Ben schluckte und überlegte, nahm ihr Gesicht in beide Hände und zog es an das seine. Er presst seine Lippen auf die ihren und schenkte ihr einen unerwartet langen wie kräftigen Kuss. Anwesende, Arbeiter wie Schwertmänner, die das Geschehen beobachten, klatschten und jubelten lauthals. So mancher sprach laut aus, was andere dachten.
»Na endlich.«
»Wird aber auch Zeit.
»Na bitte.«
»Ja, Lerina. Ihr alle habt verdammt nochmal recht. Ich muss endlich zu meinen Gefühlen stehen ... auch öffentlich.«
Ihr Gesicht lief hochrot an und strahlte. »Wann werdet ihr zurück sein?«
Er kam nicht Drumherum seiner neu entflammten Liebe zu gestehen, dass es ein Ritt ins Ungewisse werden würde. Es war an der Zeit sein geleistetes Versprechen einzulösen. Der Klippenpass war frei von Schnee und Eis. Während der verbliebenen kalten Zehntage hatte er wiederholt mit Goram und Aguschal die örtlichen Gegebenheiten oberhalb dieses Passes besprochen und mit seinen engsten Vertrauten einen Plan ersonnen. Gleichsam die handwerklichen Künste der Naïns auf den Baustellen benötigt wurden, war es doch ihr innigster Wunsch ihrem angestammten Heim endlich näher zu kommen. Die Arbeiter und ausgebildeten Handwerker Neumarks seien außerordentlich gut, räumten die naïnischen Baumeister hochachtungsvoll ein und somit war seitens Goram geklärt, dass die Zeit gekommen sei.

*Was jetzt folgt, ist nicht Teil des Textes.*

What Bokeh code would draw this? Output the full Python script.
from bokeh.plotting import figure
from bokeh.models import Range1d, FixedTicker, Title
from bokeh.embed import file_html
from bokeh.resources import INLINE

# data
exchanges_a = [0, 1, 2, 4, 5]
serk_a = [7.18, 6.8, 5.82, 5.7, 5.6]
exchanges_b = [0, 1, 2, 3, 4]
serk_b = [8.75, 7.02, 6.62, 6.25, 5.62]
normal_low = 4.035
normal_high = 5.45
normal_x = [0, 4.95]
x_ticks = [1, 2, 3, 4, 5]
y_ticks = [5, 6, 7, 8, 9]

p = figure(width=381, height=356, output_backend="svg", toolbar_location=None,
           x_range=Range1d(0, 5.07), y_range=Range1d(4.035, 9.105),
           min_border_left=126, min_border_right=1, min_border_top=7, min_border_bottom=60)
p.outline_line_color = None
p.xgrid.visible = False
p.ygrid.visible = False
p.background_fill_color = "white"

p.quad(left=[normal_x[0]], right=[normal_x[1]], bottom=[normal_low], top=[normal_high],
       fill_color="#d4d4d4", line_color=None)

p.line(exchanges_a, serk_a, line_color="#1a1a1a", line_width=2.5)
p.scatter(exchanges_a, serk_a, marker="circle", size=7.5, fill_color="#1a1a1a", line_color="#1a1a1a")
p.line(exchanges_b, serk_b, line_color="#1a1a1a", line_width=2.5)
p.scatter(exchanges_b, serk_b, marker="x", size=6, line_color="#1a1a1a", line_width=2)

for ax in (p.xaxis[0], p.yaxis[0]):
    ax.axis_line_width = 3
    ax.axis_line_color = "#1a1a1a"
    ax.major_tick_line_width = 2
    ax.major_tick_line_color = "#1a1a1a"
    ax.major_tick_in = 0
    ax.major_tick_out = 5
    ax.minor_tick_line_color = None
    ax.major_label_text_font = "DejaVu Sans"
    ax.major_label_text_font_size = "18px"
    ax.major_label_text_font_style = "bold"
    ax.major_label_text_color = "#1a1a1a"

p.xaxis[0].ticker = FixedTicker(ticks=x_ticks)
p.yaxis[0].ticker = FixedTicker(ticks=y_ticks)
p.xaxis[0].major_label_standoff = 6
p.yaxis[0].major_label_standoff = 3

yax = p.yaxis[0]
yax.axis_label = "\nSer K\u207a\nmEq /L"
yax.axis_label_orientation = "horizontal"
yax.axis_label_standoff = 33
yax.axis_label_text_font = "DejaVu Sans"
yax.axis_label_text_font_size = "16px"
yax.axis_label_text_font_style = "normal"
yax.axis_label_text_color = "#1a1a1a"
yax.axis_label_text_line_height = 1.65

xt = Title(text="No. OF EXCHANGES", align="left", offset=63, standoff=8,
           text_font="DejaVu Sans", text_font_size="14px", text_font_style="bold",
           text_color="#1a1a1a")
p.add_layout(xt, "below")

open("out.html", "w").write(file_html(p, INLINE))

Die Fläche des Gipfelplateaus müsse im Sturm genommen wie auch die Flanken zu den Abstiegen in die alten Schächte. Dem abführenden Pass nach Westen und vor allem das Tor, welches in die Ebenen des Berges führte, gesichert werden. Die erfahrensten Kundschafter und Brüder, Kabar und Galoth, berichteten, dass die Minenschächte und der westliche Pass selten Anlaufstelle der Brut seien. Das Eingangsportal jedoch, stand unter stetiger Bewachung. Bedingt der umstehenden Ruinen, mochten sich die Streiter, aber auch die Kämpfer der gegnerischen Seite, vorteilhaft verschanzen und das Unterfangen unerwartet beeinflussen. Tiron, einer der Oberscharführer und mittlerweile Bens Freund, setzen auf den geübten Umgang mit den Bögen und wollten jene Überreste als Brustwehr nutzen.

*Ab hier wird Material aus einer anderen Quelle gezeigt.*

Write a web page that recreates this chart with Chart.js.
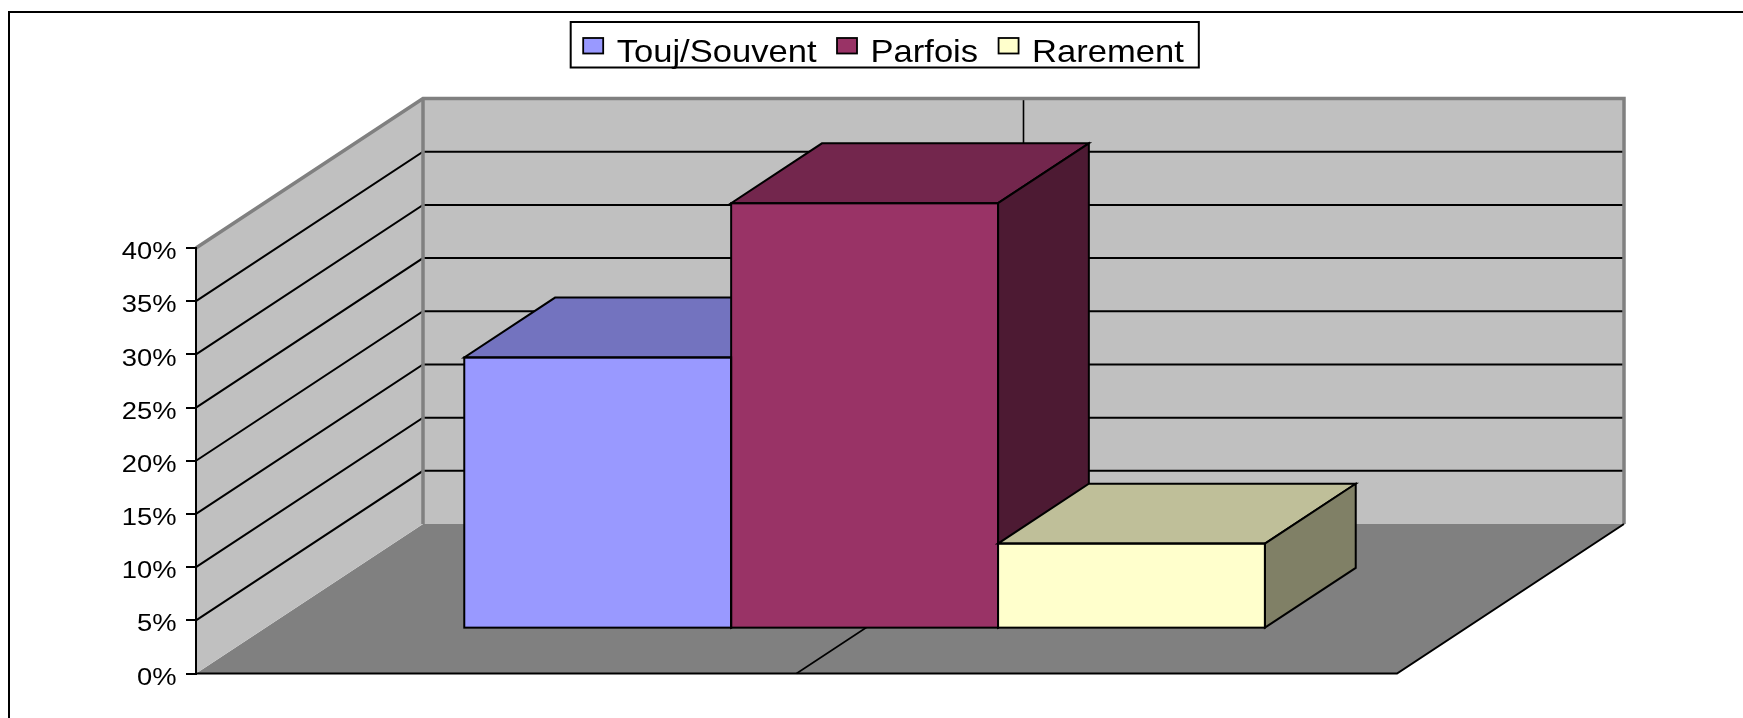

»Es ist schwieriges Gelände und es wird Blutzoll fordern.«
Lerina verschloss die Augen und legte ihre Stirn auf die Bens. »Geb mir ein Versprechen. Eines, welches du nicht wagst zu brechen.«
»Ich werde es tun, Liebes.«
Sie suchte in seinen Augen nach Schalk, fand jedoch nur leuchtend blaue Ehrlichkeit und erbitterte Ernsthaftigkeit. »Verspreche mir heil nach Hause zu kommen.«
Sein Mund verzog sich zu einem Lächeln und stimmte nickend zu. Seine Lippen öffneten sich ganz leicht und fanden die Ihre erneut. »Das werde ich«, hauchte er ihr liebevoll ins Ohr.